Puffins and Giant Squid and Portuguese Water Dogs

It seems to have turned into Animal Month here at Memoranda.

Firstly, I read a wonderful story about a birding enthusiast who re-established a breeding colony of Atlantic puffins on the tiny island of Montmaray Eastern Egg Rock, off the coast of Maine. Stephen Kress and his colleagues used wooden decoys, recorded bird calls and mirrors to entice puffins and terns to nest on the island, and these techniques have now been used to help “restore 49 seabird species in 14 countries, including some extremely endangered bird species”.
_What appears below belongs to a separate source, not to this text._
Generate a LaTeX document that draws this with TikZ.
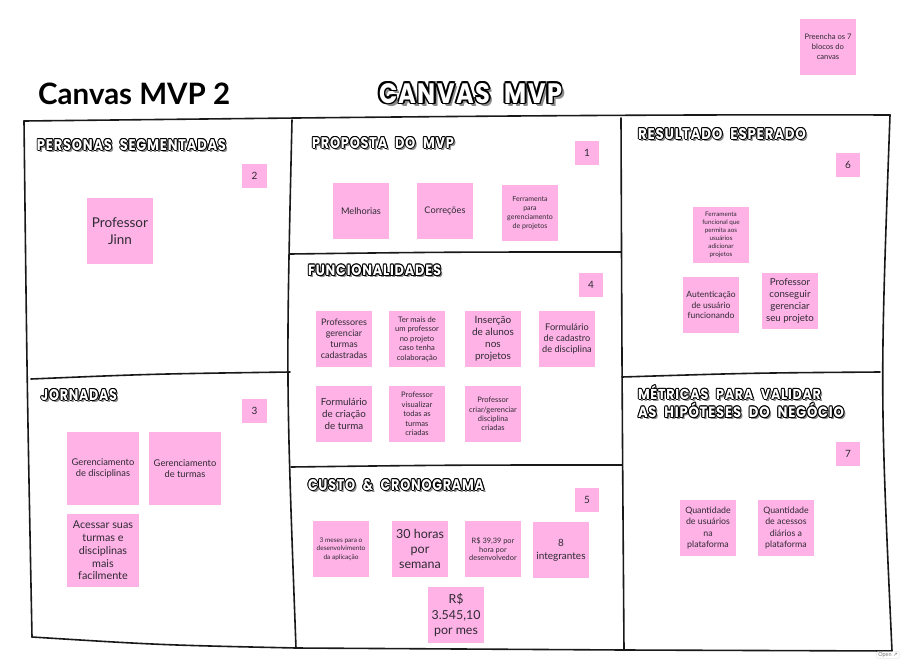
\documentclass[tikz,border=0pt]{standalone}
\usepackage{fontspec}
\usepackage{graphicx}
\setmainfont{Lato}
\newfontfamily\hdrfont{Poppins}[LetterSpace=6,WordSpace=2.2]
\newfontfamily\symfont{DejaVu Sans}
\definecolor{stick}{HTML}{FEB2E6}
\definecolor{stxt}{HTML}{2E2A33}
\definecolor{shade}{HTML}{8C8C8C}
\tikzset{
  sticky/.style={fill=stick, text=stxt, inner sep=0pt, outer sep=0pt, align=center},
  sz/.style 2 args={minimum width=#1pt, minimum height=#2pt},
  fnt/.style 2 args={font=\fontsize{#1}{#2}\selectfont},
  hdrbox/.style={anchor=north west, inner sep=0pt, outer sep=0pt},
  frame/.style={line width=1.6pt, draw=black!90, line cap=round, line join=round},
}
% #1 name, #2 x, #3 y, #4 width, #5 height, #6 outline, #7 text
\newcommand\comichdr[7]{%
  \foreach \dd in {1.0,1.5,2.0}{%
    \node[hdrbox,text=shade] at ({#2+\dd*#6},{#3+\dd*#6}) {\resizebox{#4pt}{#5pt}{\hdrfont\bfseries #7}};}
  \foreach \dx/\dy in {1/0,-1/0,0/1,0/-1,0.7/0.7,-0.7/0.7,0.7/-0.7,-0.7/-0.7}{%
    \node[hdrbox,text=black] at ({#2+\dx*#6},{#3+\dy*#6}) {\resizebox{#4pt}{#5pt}{\hdrfont\bfseries #7}};}
  \node[hdrbox,text=white] (#1) at (#2,#3) {\resizebox{#4pt}{#5pt}{\hdrfont\bfseries #7}};
}
\begin{document}
\begin{tikzpicture}[x=1pt,y=-1pt]
\useasboundingbox (0,0) rectangle (908,664);
\fill[white] (0,0) rectangle (908,664);

% ---------- titles ----------
\node[anchor=base west, inner sep=0pt, font=\fontsize{29.5}{32}\selectfont\bfseries] (title) at (38,104) {Canvas MVP 2};
\comichdr{canvas}{379}{83}{183}{20}{1.7}{CANVAS MVP}

\node[sticky,sz={56}{56},fnt={7.6}{10}] (pree) at (828,47) {Preencha os 7\\blocos do\\canvas};

% ---------- frame ----------
\coordinate (tl) at (24,121);
\coordinate (tm1) at (292,120);
\coordinate (tm2) at (621,118);
\coordinate (tr) at (890,115);
\coordinate (bl) at (32,637);
\coordinate (bm1) at (296,648);
\coordinate (bm2) at (624,650);
\coordinate (br) at (892,651);
\coordinate (ld1) at (31,379);
\coordinate (ld2) at (290,372);
\coordinate (md1a) at (290,254);
\coordinate (md1b) at (621,252);
\coordinate (md2a) at (291,467);
\coordinate (md2b) at (622,465);
\coordinate (rd1) at (622,377);
\coordinate (rd2) at (880,372);

\draw[frame] (tl) .. controls (300,118) and (600,114) .. (tr);
\draw[frame] (tl) .. controls (27,380) .. (bl);
\draw[frame] (bl) .. controls (160,645) .. (bm1);
\draw[frame] (bm1) -- (bm2) -- (br);
\draw[frame] (tr) .. controls (880,390) .. (br);
\draw[frame] (tm1) .. controls (286,380) .. (bm1);
\draw[frame] (tm2) .. controls (622,380) .. (bm2);
\draw[frame] (ld1) .. controls (150,374) .. (ld2);
\draw[frame] (md1a) .. controls (450,252) .. (md1b);
\draw[frame] (md2a) .. controls (450,465) .. (md2b);
\draw[frame] (rd1) .. controls (750,373) .. (rd2);

% ---------- headers ----------
\comichdr{hpers}{37}{139}{189}{11}{1.0}{PERSONAS SEGMENTADAS}
\comichdr{hprop}{312}{137}{142}{11}{1.0}{PROPOSTA DO MVP}
\comichdr{hres}{638}{128}{168}{11}{1.0}{RESULTADO ESPERADO}
\comichdr{hfunc}{308}{265}{133}{10.5}{1.0}{FUNCIONALIDADES}
\comichdr{hjorn}{41}{389}{76}{11}{1.0}{JORNADAS}
\comichdr{hcust}{308}{479}{176}{11}{1.0}{CUSTO \& CRONOGRAMA}
\comichdr{hmet}{638}{385}{183}{14}{1.0}{MÉTRICAS PARA VALIDAR}
\comichdr{hhip}{638}{403}{206}{14.5}{1.0}{AS HIPÓTESES DO NEGÓCIO}

% ---------- personas / jornadas ----------
\node[sticky,sz={25}{24},fnt={10}{12}] (n2) at (254.5,176) {2};
\node[sticky,sz={66}{66},fnt={13.5}{16.7}] (jinn) at (120,231) {Professor\\Jinn};
\node[sticky,sz={25}{24},fnt={10}{12}] (n3) at (254.5,411) {3};
\node[sticky,sz={72}{73},fnt={9.3}{11.3}] (gdisc) at (103,468.5) {Gerenciamento\\de disciplinas};
\node[sticky,sz={72}{73},fnt={9.3}{11.3}] (gturm) at (185,468.5) {Gerenciamento\\de turmas};
\node[sticky,sz={72}{73},fnt={10.8}{12.7}] (acess) at (103,550.5) {Acessar suas\\turmas e\\disciplinas\\mais\\facilmente};

% ---------- proposta ----------
\node[sticky,sz={24}{24},fnt={10}{12}] (n1) at (587,153) {1};
\node[sticky,sz={56}{56},fnt={9.2}{11}] (melh) at (361,211) {Melhorias};
\node[sticky,sz={56}{56},fnt={9.2}{11}] (corr) at (445,211) {Correções};
\node[sticky,sz={56}{56},fnt={7}{8.8}] (ferr) at (530,213) {Ferramenta\\para\\gerenciamento\\de projetos};

% ---------- funcionalidades ----------
\node[sticky,sz={24}{24},fnt={10}{12}] (n4) at (591,285) {4};
\node[sticky,sz={56}{56},fnt={9}{11}] (profg) at (344,339) {Professores\\gerenciar\\turmas\\cadastradas};
\node[sticky,sz={56}{56},fnt={7.6}{9.5}] (term) at (417,339) {Ter mais de\\um professor\\no projeto\\caso tenha\\colaboração};
\node[sticky,sz={56}{56},fnt={10}{12}] (ins) at (493,339) {Inserção\\de alunos\\nos\\projetos};
\node[sticky,sz={56}{56},fnt={9.2}{10.7}] (fcad) at (567,339) {Formulário\\de cadastro\\de disciplina};
\node[sticky,sz={56}{56},fnt={9.8}{12}] (fcri) at (344,414) {Formulário\\de criação\\de turma};
\node[sticky,sz={56}{56},fnt={7.6}{9.6}] (vis) at (417,414) {Professor\\visualizar\\todas as\\turmas\\criadas};
\node[sticky,sz={56}{56},fnt={7.5}{9.4}] (crig) at (493,414) {Professor\\criar/gerenciar\\disciplina\\criadas};

% ---------- custo ----------
\node[sticky,sz={24}{24},fnt={10}{12}] (n5) at (587,500) {5};
\node[sticky,sz={56}{56},fnt={6.5}{8.3}] (tres) at (341,549) {3 meses para o\\desenvolvimento\\da aplicação};
\node[sticky,sz={56}{56},fnt={12.5}{15}] (trin) at (420,549) {30 horas\\por\\semana};
\node[sticky,sz={56}{56},fnt={7.4}{8.7}] (rs) at (493,549) {R\$ 39,39 por\\hora por\\desenvolvedor};
\node[sticky,sz={56}{56},fnt={10}{13}] (oito) at (561,550) {8\\integrantes};
\node[sticky,sz={56}{56},fnt={12.4}{15.7}] (total) at (456,615) {R\$\\3.545,10\\por mes};

% ---------- resultado ----------
\node[sticky,sz={24}{24},fnt={10}{12}] (n6) at (848,165) {6};
\node[sticky,sz={56}{56},fnt={6.3}{7.9}] (ferr2) at (721,235) {Ferramenta\\funcional que\\permita aos\\usuários\\adicionar\\projetos};
\node[sticky,sz={56}{56},fnt={8.5}{10.5}] (auth) at (711,305) {Autenticação\\de usuário\\funcionando};
\node[sticky,sz={56}{56},fnt={9.7}{12}] (profc) at (790,301) {Professor\\conseguir\\gerenciar\\seu projeto};

% ---------- metricas ----------
\node[sticky,sz={24}{24},fnt={10}{12}] (n7) at (848,454) {7};
\node[sticky,sz={56}{56},fnt={8.8}{11.1}] (qusu) at (708,528) {Quantidade\\de usuários\\na\\plataforma};
\node[sticky,sz={56}{56},fnt={8.8}{11.1}] (qace) at (786,528) {Quantidade\\de acessos\\diários a\\plataforma};

% ---------- open button ----------
\node[draw=black!15, fill=white, rounded corners=1pt, inner xsep=1.5pt, inner ysep=1pt, text=black!55, font=\fontsize{5.5}{6}\selectfont] (open) at (888,655) {Open {\symfont ↗}};
\end{tikzpicture}
\end{document}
Bo ObamaThen there was this story about Steve O’Shea, a marine biologist from New Zealand who is on a quest to capture (and breed) live giant squid, despite the many difficulties involved (for example, “Accustomed to living in a borderless realm, a squid reacts poorly when placed in a tank, and will often plunge, kamikaze-style, into the walls, or cannibalize other squid”). I also enjoyed Sy Montgomery’s description of the intelligence and creativity of giant Pacific octopuses1, who often do not appreciate being captured and studied by humans. According to Montgomery, “Octopuses in captivity actually escape their watery enclosures with alarming frequency. While on the move, they have been discovered on carpets, along bookshelves, in a teapot, and inside the aquarium tanks of other fish—upon whom they have usually been dining.”

Finally, it was announced this week that the world’s most famous Portuguese water dog, Bo Obama, will remain in the White House for another four years. Well done, Bo.


  1. Yes, apparently it’s octopuses. My Oxford dictionary says that “the word octopus comes from Greek, and the Greek plural form is octopodes. Modern usage of octopodes is so infrequent that many people mistakenly create the erroneous plural form octopi, formed according to rules for Latin plurals”.